TARRAGON, MUSHROOM AND SAUSAGE FRITTATA


Serve up this filling frittata in just 20 minutes. With tarragon and mustard to expand the flavour and asparagus to top up your greens, it's also rich in folate.


Prep: 5 mins

Cook: 15 mins Easy

Serves 2


Ingredients 1 tbsp olive oil 200g chestnut mushrooms, sliced 2 pork sausages 1 garlic clove, crushed 100g fine asparagus 3 large eggs 2 tbsp half-fat soured cream 1 tbsp wholegrain mustard 1 tbsp chopped tarragon mixed rocket salad, to serve (optional)

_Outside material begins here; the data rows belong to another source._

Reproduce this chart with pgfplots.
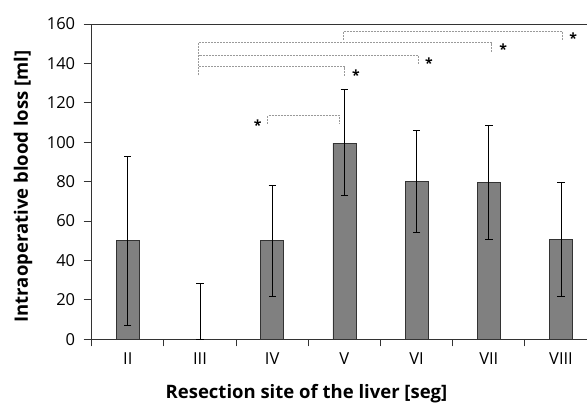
\documentclass[border=0pt]{standalone}
\usepackage{fontspec}
\setmainfont{Open Sans}
\usepackage{pgfplots}
\pgfplotsset{compat=1.18}
\definecolor{barfill}{HTML}{808080}
\definecolor{bardraw}{HTML}{333333}
\definecolor{brk}{HTML}{9A9A9A}

\begin{document}
\begin{tikzpicture}
\useasboundingbox (-91.7pt,-63.7pt) rectangle (495.3pt,339.3pt);
\begin{axis}[
  scale only axis, width=495.3pt, height=315.3pt,
  xmin=-0.5, xmax=6.36, ymin=0, ymax=160,
  axis lines*=left, clip=false,
  axis line style={bardraw, line width=0.9pt},
  ytick={0,20,...,160},
  xtick={0,...,6},
  xticklabels={II,III,IV,V,VI,VII,VIII},
  minor xtick={-0.5,0.5,...,5.5},
  tick align=outside,
  major x tick style={draw=none},
  major tick length=8pt, minor tick length=7pt,
  every tick/.style={bardraw, line width=0.9pt},
  ticklabel style={font=\fontsize{16.5}{19}\selectfont},
  yticklabel style={xshift=-5pt},
  xticklabel style={yshift=-2pt},
  /pgf/number format/assume math mode=true,
  xlabel={Resection site of the liver [seg]},
  ylabel={Intraoperative blood loss [ml]},
  label style={font=\fontsize{18.5}{22}\selectfont\bfseries},
  xlabel style={at={([yshift=-59.7pt]rel axis cs:0.4337,0)}, anchor=base},
  ylabel style={at={([xshift=-63.7pt]rel axis cs:0,0.4846)}, anchor=base},
]
  \addplot[ybar, bar width=23pt, fill=barfill, draw=bardraw, line width=0.8pt,
    error bars/.cd, y dir=both, y explicit,
    error bar style={black, line width=0.8pt},
    error mark options={rotate=90, mark size=3.7pt, line width=0.8pt}]
  coordinates {
    (0,50.3) += (0,42.6) -= (0,43.4)
    (1,0)    += (0,28.2) -= (0,0)
    (2,50.3) += (0,27.6) -= (0,28.3)
    (3,99.5) += (0,27.1) -= (0,26.4)
    (4,80.0) += (0,26.0) -= (0,25.9)
    (5,79.7) += (0,29.0) -= (0,28.9)
    (6,50.8) += (0,28.9) -= (0,28.8)
  };
  % top frame line
  \draw[bardraw, line width=0.9pt] (rel axis cs:0,1) -- (rel axis cs:1,1);
  % significance brackets
  \begin{scope}[brk, line width=0.8pt, dash pattern=on 2pt off 1pt]
    \draw (axis cs:1.94,109.4) |- (axis cs:2.93,113.6) -- (axis cs:2.93,109.6);
    \draw (axis cs:0.98,134) |- (axis cs:3.00,138.3) -- (axis cs:3.00,133.7);
    \draw (axis cs:0.98,134) |- (axis cs:4.02,144.0) -- (axis cs:4.02,139.8);
    \draw (axis cs:0.98,134) |- (axis cs:5.04,150.5) -- (axis cs:5.04,146.0);
    \draw (axis cs:2.98,152) |- (axis cs:6.02,156.2) -- (axis cs:6.02,152.0);
  \end{scope}
  \begin{scope}[every node/.style={anchor=base, yshift=-8pt, inner sep=0pt,
      font=\fontsize{14}{16}\selectfont\bfseries}]
    \node at (axis cs:1.80,109.8) {*};
    \node at (axis cs:3.16,135.2) {*};
    \node at (axis cs:4.17,141.5) {*};
    \node at (axis cs:5.20,148.5) {*};
    \node at (axis cs:6.17,154.0) {*};
  \end{scope}
\end{axis}
\end{tikzpicture}
\end{document}
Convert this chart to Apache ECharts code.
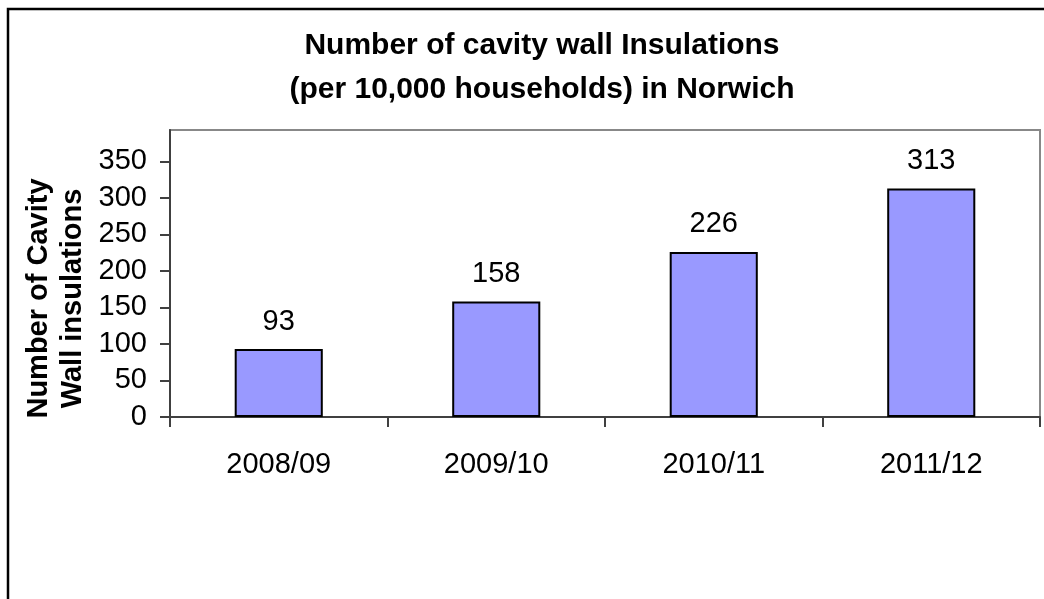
<!DOCTYPE html>
<html>
<head>
<meta charset="utf-8">
<script src="https://cdn.jsdelivr.net/npm/echarts@6/dist/echarts.min.js"></script>
<style>
  html, body { margin: 0; padding: 0; background: #fff; }
  #chart { width: 1044px; height: 599px; }
</style>
</head>
<body>
<div id="chart"></div>
<script>
    // data
    var years = ['2008/09', '2009/10', '2010/11', '2011/12'];
    var insulations = [93, 158, 226, 313];
    var yTicks = [0, 50, 100, 150, 200, 250, 300, 350];

    var font = '"Liberation Sans", Arial, sans-serif';
    var chart = echarts.init(document.getElementById('chart'), null, {renderer: 'canvas'});

    var option = {
        animation: false,
        backgroundColor: '#fff',
        title: {
            text: 'Number of cavity wall Insulations\n(per 10,000 households) in Norwich',
            left: 542,
            textAlign: 'center',
            top: 24,
            padding: 0,
            textStyle: {
                fontFamily: font,
                fontWeight: 'bold',
                fontSize: 30,
                lineHeight: 44,
                color: '#000'
            }
        },
        graphic: [
            {   // outer frame of the chart area
                type: 'rect',
                silent: true,
                shape: {x: 8, y: 9, width: 1200, height: 800},
                style: {fill: null, stroke: '#000', lineWidth: 2.5}
            }
        ],
        grid: {
            left: 170,
            right: 4,
            top: 130,
            bottom: 182,
            outerBoundsMode: 'none',
            containLabel: false,
            show: true,
            borderColor: '#888',
            borderWidth: 2,
            backgroundColor: '#fff'
        },
        xAxis: {
            type: 'category',
            data: years,
            axisLine: {lineStyle: {color: '#404040', width: 2}},
            axisTick: {show: true, length: 10, alignWithLabel: false, lineStyle: {color: '#404040', width: 2}},
            axisLabel: {
                margin: 33,
                color: '#000',
                fontFamily: font,
                fontSize: 29
            },
            splitLine: {show: false}
        },
        yAxis: {
            type: 'value',
            min: 0,
            max: 393,
            interval: 50,
            name: 'Number of Cavity\nWall insulations',
            nameLocation: 'middle',
            nameRotate: 90,
            nameGap: 80,
            nameMoveOverlap: false,
            nameTextStyle: {
                fontFamily: font,
                fontWeight: 'bold',
                fontSize: 29,
                lineHeight: 34,
                color: '#000',
                padding: [0, 50, 0, 0]
            },
            axisLine: {show: true, lineStyle: {color: '#404040', width: 2}},
            axisTick: {show: true, length: 10, customValues: yTicks, lineStyle: {color: '#404040', width: 2}},
            axisLabel: {
                customValues: yTicks,
                margin: 23,
                color: '#000',
                fontFamily: font,
                fontSize: 29
            },
            splitLine: {show: false}
        },
        series: [
            {
                type: 'bar',
                data: insulations,
                barWidth: '40.5%',
                itemStyle: {
                    color: '#9999FF',
                    borderColor: '#000',
                    borderWidth: 2
                },
                label: {
                    show: true,
                    position: 'top',
                    distance: 13,
                    color: '#000',
                    fontFamily: font,
                    fontSize: 29
                }
            }
        ]
    };
    chart.setOption(option);
</script>
</body>
</html>
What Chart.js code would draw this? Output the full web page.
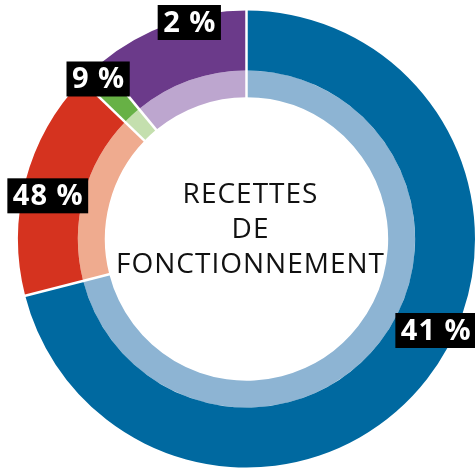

Step 1 Heat the grill to high. Heat the oil in a medium-sized, non-stick frying pan, add the mushrooms and fry over high heat for 3 mins. Squeeze the sausagemeat out of their skins into nuggets, add to the pan and fry for a further 5 mins until golden brown. Add the garlic and asparagus and cook for another 1 min.


Step 2 Whisk the eggs, soured cream, mustard and tarragon in a jug. Season well, then pour the egg mixture into the pan. Cook for 3- 4 mins, then grill for a further 1-2 mins or until the top has just set with a slight wobble in the middle. Serve with the salad leaves, if you like.